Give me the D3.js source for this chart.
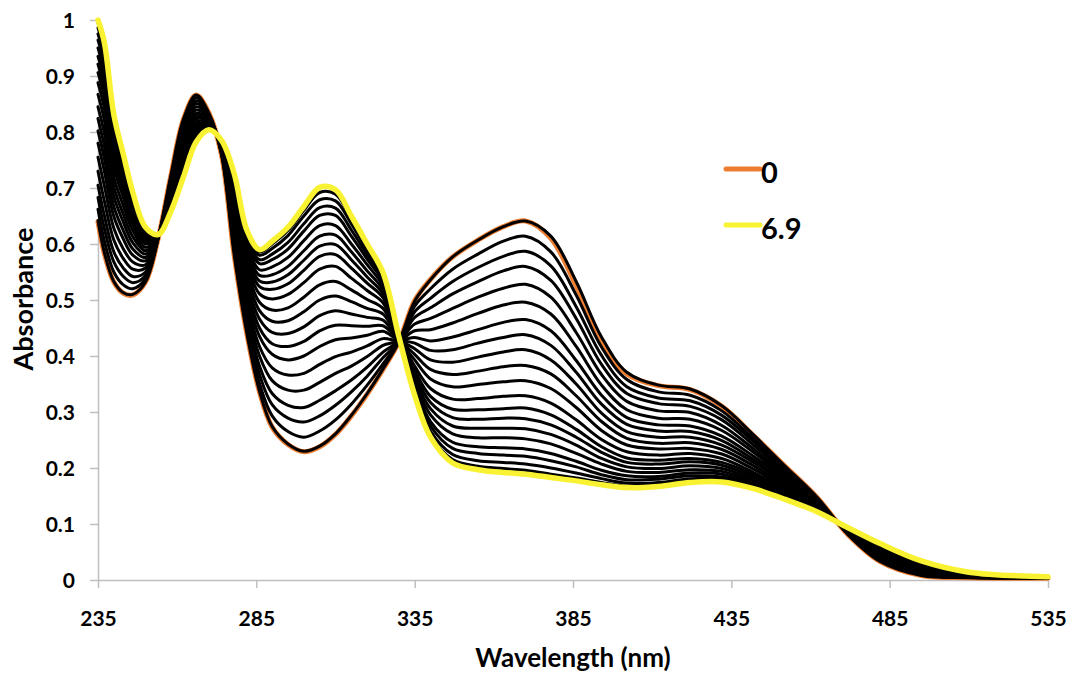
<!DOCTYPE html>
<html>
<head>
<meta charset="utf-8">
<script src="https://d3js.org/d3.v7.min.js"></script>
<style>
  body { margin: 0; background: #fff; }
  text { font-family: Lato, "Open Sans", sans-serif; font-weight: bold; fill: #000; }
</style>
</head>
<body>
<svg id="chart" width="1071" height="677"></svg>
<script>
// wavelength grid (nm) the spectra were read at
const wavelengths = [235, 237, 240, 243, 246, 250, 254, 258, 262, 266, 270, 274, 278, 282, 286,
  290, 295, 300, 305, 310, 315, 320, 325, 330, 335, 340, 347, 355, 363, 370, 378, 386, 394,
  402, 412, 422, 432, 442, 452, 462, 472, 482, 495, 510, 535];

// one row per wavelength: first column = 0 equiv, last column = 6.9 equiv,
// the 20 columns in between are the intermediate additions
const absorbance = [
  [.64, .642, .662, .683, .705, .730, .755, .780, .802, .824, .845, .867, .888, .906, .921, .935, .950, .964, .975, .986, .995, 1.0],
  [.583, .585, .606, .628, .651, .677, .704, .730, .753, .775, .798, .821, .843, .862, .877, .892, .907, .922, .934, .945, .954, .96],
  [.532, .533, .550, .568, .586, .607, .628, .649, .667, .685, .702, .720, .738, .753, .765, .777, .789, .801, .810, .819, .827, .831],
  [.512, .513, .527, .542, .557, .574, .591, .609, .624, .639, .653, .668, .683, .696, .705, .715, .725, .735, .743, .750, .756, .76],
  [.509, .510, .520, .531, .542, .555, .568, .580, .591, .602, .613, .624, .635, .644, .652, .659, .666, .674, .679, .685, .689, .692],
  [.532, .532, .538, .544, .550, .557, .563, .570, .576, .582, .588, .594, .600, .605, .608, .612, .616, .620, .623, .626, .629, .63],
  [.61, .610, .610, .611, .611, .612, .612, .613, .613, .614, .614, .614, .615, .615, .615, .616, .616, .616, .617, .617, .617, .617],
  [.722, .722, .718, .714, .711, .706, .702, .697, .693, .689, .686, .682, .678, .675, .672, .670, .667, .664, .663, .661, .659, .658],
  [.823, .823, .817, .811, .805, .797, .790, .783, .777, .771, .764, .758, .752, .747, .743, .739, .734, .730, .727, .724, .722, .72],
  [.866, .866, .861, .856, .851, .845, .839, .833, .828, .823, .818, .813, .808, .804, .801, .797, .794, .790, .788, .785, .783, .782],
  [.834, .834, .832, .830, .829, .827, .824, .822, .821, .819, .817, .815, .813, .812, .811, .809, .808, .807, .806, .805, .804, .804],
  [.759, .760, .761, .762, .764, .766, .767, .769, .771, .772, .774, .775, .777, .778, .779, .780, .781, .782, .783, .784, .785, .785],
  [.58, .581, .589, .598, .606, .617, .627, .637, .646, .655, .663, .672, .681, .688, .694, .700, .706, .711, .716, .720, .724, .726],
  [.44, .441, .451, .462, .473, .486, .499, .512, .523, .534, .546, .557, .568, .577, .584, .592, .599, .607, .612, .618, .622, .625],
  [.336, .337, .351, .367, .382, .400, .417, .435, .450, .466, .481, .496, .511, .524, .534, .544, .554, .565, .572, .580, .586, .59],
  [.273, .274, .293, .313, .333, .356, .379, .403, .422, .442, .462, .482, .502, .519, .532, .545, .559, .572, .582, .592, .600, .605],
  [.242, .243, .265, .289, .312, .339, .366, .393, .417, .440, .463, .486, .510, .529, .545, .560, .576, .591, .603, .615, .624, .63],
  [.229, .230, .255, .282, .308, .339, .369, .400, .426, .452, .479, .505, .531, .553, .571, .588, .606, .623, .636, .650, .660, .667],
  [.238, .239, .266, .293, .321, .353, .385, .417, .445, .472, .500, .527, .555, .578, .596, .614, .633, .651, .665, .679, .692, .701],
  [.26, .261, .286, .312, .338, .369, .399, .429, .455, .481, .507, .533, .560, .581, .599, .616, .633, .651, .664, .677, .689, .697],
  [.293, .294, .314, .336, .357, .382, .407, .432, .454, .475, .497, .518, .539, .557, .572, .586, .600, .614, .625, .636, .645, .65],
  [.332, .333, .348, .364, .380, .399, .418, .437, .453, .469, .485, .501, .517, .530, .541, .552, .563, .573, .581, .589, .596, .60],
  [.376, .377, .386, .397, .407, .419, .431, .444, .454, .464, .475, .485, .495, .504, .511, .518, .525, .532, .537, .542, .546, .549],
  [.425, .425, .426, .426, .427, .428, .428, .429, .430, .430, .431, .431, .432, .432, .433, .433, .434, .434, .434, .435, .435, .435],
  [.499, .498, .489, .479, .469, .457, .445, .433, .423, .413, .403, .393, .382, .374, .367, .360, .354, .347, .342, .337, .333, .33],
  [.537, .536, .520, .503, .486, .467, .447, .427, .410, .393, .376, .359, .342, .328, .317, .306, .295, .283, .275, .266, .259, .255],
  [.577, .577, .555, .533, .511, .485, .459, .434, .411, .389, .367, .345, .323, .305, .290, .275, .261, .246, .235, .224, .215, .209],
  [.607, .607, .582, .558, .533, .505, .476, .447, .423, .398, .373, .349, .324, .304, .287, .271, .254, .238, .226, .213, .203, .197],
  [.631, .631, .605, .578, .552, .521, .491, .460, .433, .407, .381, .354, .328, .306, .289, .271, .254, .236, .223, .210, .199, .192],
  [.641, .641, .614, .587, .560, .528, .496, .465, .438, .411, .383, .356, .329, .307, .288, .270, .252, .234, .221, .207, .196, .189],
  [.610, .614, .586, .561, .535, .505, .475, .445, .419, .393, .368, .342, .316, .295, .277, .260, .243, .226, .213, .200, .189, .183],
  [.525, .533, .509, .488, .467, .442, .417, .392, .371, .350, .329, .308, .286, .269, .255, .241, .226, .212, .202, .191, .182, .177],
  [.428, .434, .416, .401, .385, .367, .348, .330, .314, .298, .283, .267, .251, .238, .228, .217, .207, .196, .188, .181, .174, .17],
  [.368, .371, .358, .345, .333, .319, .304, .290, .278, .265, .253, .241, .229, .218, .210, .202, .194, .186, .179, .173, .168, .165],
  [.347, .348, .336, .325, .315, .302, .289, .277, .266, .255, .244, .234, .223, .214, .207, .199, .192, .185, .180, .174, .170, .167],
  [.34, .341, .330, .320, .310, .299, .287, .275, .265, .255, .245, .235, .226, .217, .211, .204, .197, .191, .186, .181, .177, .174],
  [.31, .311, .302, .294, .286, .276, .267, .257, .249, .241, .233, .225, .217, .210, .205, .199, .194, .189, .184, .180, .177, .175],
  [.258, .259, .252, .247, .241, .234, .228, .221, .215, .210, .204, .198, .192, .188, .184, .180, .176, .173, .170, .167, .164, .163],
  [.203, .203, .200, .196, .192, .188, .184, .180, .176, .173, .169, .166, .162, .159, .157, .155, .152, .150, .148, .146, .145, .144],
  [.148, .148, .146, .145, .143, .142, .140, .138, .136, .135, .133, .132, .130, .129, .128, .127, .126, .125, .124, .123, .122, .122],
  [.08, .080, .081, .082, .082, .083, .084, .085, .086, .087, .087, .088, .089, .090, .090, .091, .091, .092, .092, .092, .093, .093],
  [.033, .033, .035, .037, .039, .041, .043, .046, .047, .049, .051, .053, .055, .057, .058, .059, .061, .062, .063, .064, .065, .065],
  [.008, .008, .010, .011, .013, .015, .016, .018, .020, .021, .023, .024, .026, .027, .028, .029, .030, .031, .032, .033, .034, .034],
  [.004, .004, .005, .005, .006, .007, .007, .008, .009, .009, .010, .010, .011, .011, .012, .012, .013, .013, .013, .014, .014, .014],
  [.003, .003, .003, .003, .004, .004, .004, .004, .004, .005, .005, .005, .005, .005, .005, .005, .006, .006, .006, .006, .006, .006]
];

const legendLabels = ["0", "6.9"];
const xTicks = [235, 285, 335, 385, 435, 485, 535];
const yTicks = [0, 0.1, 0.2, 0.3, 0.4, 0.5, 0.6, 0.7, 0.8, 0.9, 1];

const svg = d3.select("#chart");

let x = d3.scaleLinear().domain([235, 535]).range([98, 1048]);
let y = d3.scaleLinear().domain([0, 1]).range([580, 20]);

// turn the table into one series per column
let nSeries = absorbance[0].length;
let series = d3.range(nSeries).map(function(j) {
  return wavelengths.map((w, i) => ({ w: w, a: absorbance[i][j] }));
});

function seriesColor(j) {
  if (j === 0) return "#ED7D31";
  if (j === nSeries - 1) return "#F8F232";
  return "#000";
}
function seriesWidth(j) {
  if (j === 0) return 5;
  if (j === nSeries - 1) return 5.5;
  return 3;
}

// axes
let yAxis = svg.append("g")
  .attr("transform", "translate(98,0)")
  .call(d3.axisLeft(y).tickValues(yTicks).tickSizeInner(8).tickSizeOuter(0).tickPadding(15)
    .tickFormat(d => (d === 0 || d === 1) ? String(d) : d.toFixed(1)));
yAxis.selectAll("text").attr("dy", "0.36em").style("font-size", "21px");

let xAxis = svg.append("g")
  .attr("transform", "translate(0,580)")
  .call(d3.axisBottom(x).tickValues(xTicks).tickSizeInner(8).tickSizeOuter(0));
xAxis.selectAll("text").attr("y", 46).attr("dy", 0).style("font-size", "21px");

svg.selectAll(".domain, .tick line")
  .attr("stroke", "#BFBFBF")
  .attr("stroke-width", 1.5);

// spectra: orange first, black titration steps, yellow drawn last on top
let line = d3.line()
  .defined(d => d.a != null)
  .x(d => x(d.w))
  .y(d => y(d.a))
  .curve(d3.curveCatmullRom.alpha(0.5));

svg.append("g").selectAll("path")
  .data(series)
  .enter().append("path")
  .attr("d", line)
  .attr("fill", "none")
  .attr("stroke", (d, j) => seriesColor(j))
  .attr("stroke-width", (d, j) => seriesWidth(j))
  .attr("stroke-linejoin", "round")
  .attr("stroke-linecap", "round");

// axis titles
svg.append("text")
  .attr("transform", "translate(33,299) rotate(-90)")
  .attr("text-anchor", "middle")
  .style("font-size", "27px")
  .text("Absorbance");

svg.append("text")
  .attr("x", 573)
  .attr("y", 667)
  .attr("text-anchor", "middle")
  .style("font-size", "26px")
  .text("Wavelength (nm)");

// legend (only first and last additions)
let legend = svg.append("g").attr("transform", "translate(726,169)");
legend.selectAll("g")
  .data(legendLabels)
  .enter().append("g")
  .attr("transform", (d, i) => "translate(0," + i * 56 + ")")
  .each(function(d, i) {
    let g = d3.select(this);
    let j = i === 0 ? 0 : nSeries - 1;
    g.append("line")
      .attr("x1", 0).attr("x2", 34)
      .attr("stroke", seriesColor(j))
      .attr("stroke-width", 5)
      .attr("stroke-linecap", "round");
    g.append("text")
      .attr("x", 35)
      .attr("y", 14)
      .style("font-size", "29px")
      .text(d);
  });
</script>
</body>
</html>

§ Task goal
Count the lines above that contain the word "chart", and give only that number.

§ The response
3